→ WORK TO DO: Exactly repeat the material, dropping every picture from the copy.

→ DATASET SECTION:
[BEGIN]

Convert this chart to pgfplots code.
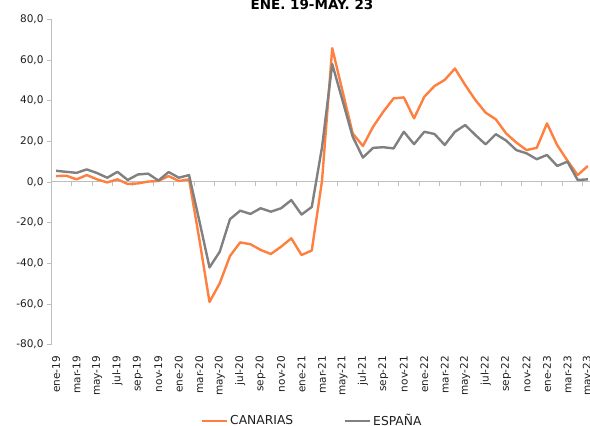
\documentclass[border=0pt]{standalone}
\usepackage{pgfplots}
\pgfplotsset{compat=1.18}
\usepackage{pgfplotstable}
\usepackage{fontspec}
\setmainfont{DejaVu Sans}
\definecolor{canor}{RGB}{255,127,63}
\definecolor{espgr}{RGB}{128,128,128}
\definecolor{axgr}{RGB}{190,190,190}
\definecolor{txt}{RGB}{30,30,30}

\pgfplotstableread{
i can esp
0 2.9 5.5
1 3.1 5.0
2 1.3 4.5
3 3.4 6.2
4 1.3 4.4
5 -0.2 2.1
6 1.3 5.0
7 -1.0 1.0
8 -0.7 3.7
9 0.2 4.1
10 0.5 0.7
11 2.9 4.9
12 0.5 2.1
13 1.3 3.4
14 -28.0 -19.0
15 -59.0 -42.0
16 -49.8 -34.3
17 -36.4 -18.3
18 -29.7 -14.1
19 -30.6 -15.7
20 -33.4 -12.9
21 -35.4 -14.6
22 -31.8 -12.9
23 -27.7 -8.9
24 -35.9 -16.0
25 -33.7 -12.3
26 0.5 17.0
27 65.8 58.0
28 44.8 40.2
29 23.9 22.3
30 17.7 12.0
31 27.2 16.8
32 34.6 17.1
33 41.1 16.5
34 41.6 24.7
35 31.3 18.6
36 41.9 24.7
37 47.2 23.6
38 50.2 18.2
39 55.8 24.7
40 47.7 28.0
41 40.3 23.1
42 34.1 18.5
43 30.8 23.5
44 23.9 20.4
45 19.4 15.7
46 15.7 14.1
47 16.8 11.2
48 28.8 13.3
49 18.1 7.9
50 10.5 10.0
51 3.4 1.0
52 7.9 1.3
}\datatable

\begin{document}
\begin{tikzpicture}
\pgfplotsset{common/.style={scale only axis, width=542pt, height=325.4pt,
  xmin=-0.5, xmax=52.5, ymin=-80, ymax=80, clip=false}}
% zero line with boundary ticks
\begin{axis}[common, axis x line*=middle, axis y line=none,
  xtick={-0.5,1.5,...,51.5}, xticklabels={},
  tick align=outside, major tick length=4pt,
  x axis line style={draw=axgr, line width=1pt},
  x tick style={draw=axgr, line width=0.8pt}]
\end{axis}
% main axis
\begin{axis}[common, axis x line*=bottom, axis y line*=left,
  x axis line style={draw=none},
  xtick={0,2,...,52},
  xticklabels={ene-19,mar-19,may-19,jul-19,sep-19,nov-19,ene-20,mar-20,may-20,jul-20,sep-20,nov-20,ene-21,mar-21,may-21,jul-21,sep-21,nov-21,ene-22,mar-22,may-22,jul-22,sep-22,nov-22,ene-23,mar-23,may-23},
  x tick style={draw=none},
  xticklabel style={rotate=90, anchor=east, inner sep=0pt, text=txt,
    font=\fontsize{10.5}{12}\selectfont},
  xticklabel shift=7pt,
  ytick={-80,-60,...,80},
  tick align=outside, major tick length=4pt,
  y tick style={draw=axgr, line width=0.8pt},
  y axis line style={draw=axgr, line width=1pt},
  yticklabel style={text=txt, font=\fontsize{10.5}{12}\selectfont,
    /pgf/number format/.cd, fixed, fixed zerofill, precision=1, use comma, assume math mode=true},
  legend style={at={(axis description cs:0.2768,-0.233)}, anchor=west,
    draw=none, fill=none, inner sep=0pt, legend columns=2,
    font=\fontsize{12.3}{14}\selectfont, text=txt,
    /tikz/every even column/.append style={column sep=49pt}},
  legend image code/.code={\draw[#1, line width=2pt] (0pt,0pt) -- (25pt,0pt);},
  legend cell align=left]
\addplot[canor, line width=2.4pt, line join=round] table[x=i, y=can]{\datatable};
\addlegendentry{CANARIAS}
\addplot[espgr, line width=2.4pt, line join=round] table[x=i, y=esp]{\datatable};
\addlegendentry{ESPAÑA}
\node[anchor=base, font=\bfseries\fontsize{13.5}{15}\selectfont, yshift=9.3pt]
  at (axis description cs:0.4815,1) {ENE. 19-MAY. 23};
\coordinate (BL) at (rel axis cs:0,0);
\coordinate (TR) at (rel axis cs:1,1);
\end{axis}
\pgfresetboundingbox
\path[use as bounding box] ([shift={(-51pt,-81.3pt)}]BL) rectangle ([shift={(-3pt,19.3pt)}]TR);
\end{tikzpicture}
\end{document}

[END]

→ EXPECTED OUTPUT:
Convert this chart to pgfplots code.
\documentclass[border=0pt]{standalone}
\usepackage{pgfplots}
\pgfplotsset{compat=1.18}
\usepackage{pgfplotstable}
\usepackage{fontspec}
\setmainfont{DejaVu Sans}
\definecolor{canor}{RGB}{255,127,63}
\definecolor{espgr}{RGB}{128,128,128}
\definecolor{axgr}{RGB}{190,190,190}
\definecolor{txt}{RGB}{30,30,30}

\pgfplotstableread{
i can esp
0 2.9 5.5
1 3.1 5.0
2 1.3 4.5
3 3.4 6.2
4 1.3 4.4
5 -0.2 2.1
6 1.3 5.0
7 -1.0 1.0
8 -0.7 3.7
9 0.2 4.1
10 0.5 0.7
11 2.9 4.9
12 0.5 2.1
13 1.3 3.4
14 -28.0 -19.0
15 -59.0 -42.0
16 -49.8 -34.3
17 -36.4 -18.3
18 -29.7 -14.1
19 -30.6 -15.7
20 -33.4 -12.9
21 -35.4 -14.6
22 -31.8 -12.9
23 -27.7 -8.9
24 -35.9 -16.0
25 -33.7 -12.3
26 0.5 17.0
27 65.8 58.0
28 44.8 40.2
29 23.9 22.3
30 17.7 12.0
31 27.2 16.8
32 34.6 17.1
33 41.1 16.5
34 41.6 24.7
35 31.3 18.6
36 41.9 24.7
37 47.2 23.6
38 50.2 18.2
39 55.8 24.7
40 47.7 28.0
41 40.3 23.1
42 34.1 18.5
43 30.8 23.5
44 23.9 20.4
45 19.4 15.7
46 15.7 14.1
47 16.8 11.2
48 28.8 13.3
49 18.1 7.9
50 10.5 10.0
51 3.4 1.0
52 7.9 1.3
}\datatable

\begin{document}
\begin{tikzpicture}
\pgfplotsset{common/.style={scale only axis, width=542pt, height=325.4pt,
  xmin=-0.5, xmax=52.5, ymin=-80, ymax=80, clip=false}}
% zero line with boundary ticks
\begin{axis}[common, axis x line*=middle, axis y line=none,
  xtick={-0.5,1.5,...,51.5}, xticklabels={},
  tick align=outside, major tick length=4pt,
  x axis line style={draw=axgr, line width=1pt},
  x tick style={draw=axgr, line width=0.8pt}]
\end{axis}
% main axis
\begin{axis}[common, axis x line*=bottom, axis y line*=left,
  x axis line style={draw=none},
  xtick={0,2,...,52},
  xticklabels={ene-19,mar-19,may-19,jul-19,sep-19,nov-19,ene-20,mar-20,may-20,jul-20,sep-20,nov-20,ene-21,mar-21,may-21,jul-21,sep-21,nov-21,ene-22,mar-22,may-22,jul-22,sep-22,nov-22,ene-23,mar-23,may-23},
  x tick style={draw=none},
  xticklabel style={rotate=90, anchor=east, inner sep=0pt, text=txt,
    font=\fontsize{10.5}{12}\selectfont},
  xticklabel shift=7pt,
  ytick={-80,-60,...,80},
  tick align=outside, major tick length=4pt,
  y tick style={draw=axgr, line width=0.8pt},
  y axis line style={draw=axgr, line width=1pt},
  yticklabel style={text=txt, font=\fontsize{10.5}{12}\selectfont,
    /pgf/number format/.cd, fixed, fixed zerofill, precision=1, use comma, assume math mode=true},
  legend style={at={(axis description cs:0.2768,-0.233)}, anchor=west,
    draw=none, fill=none, inner sep=0pt, legend columns=2,
    font=\fontsize{12.3}{14}\selectfont, text=txt,
    /tikz/every even column/.append style={column sep=49pt}},
  legend image code/.code={\draw[#1, line width=2pt] (0pt,0pt) -- (25pt,0pt);},
  legend cell align=left]
\addplot[canor, line width=2.4pt, line join=round] table[x=i, y=can]{\datatable};
\addlegendentry{CANARIAS}
\addplot[espgr, line width=2.4pt, line join=round] table[x=i, y=esp]{\datatable};
\addlegendentry{ESPAÑA}
\node[anchor=base, font=\bfseries\fontsize{13.5}{15}\selectfont, yshift=9.3pt]
  at (axis description cs:0.4815,1) {ENE. 19-MAY. 23};
\coordinate (BL) at (rel axis cs:0,0);
\coordinate (TR) at (rel axis cs:1,1);
\end{axis}
\pgfresetboundingbox
\path[use as bounding box] ([shift={(-51pt,-81.3pt)}]BL) rectangle ([shift={(-3pt,19.3pt)}]TR);
\end{tikzpicture}
\end{document}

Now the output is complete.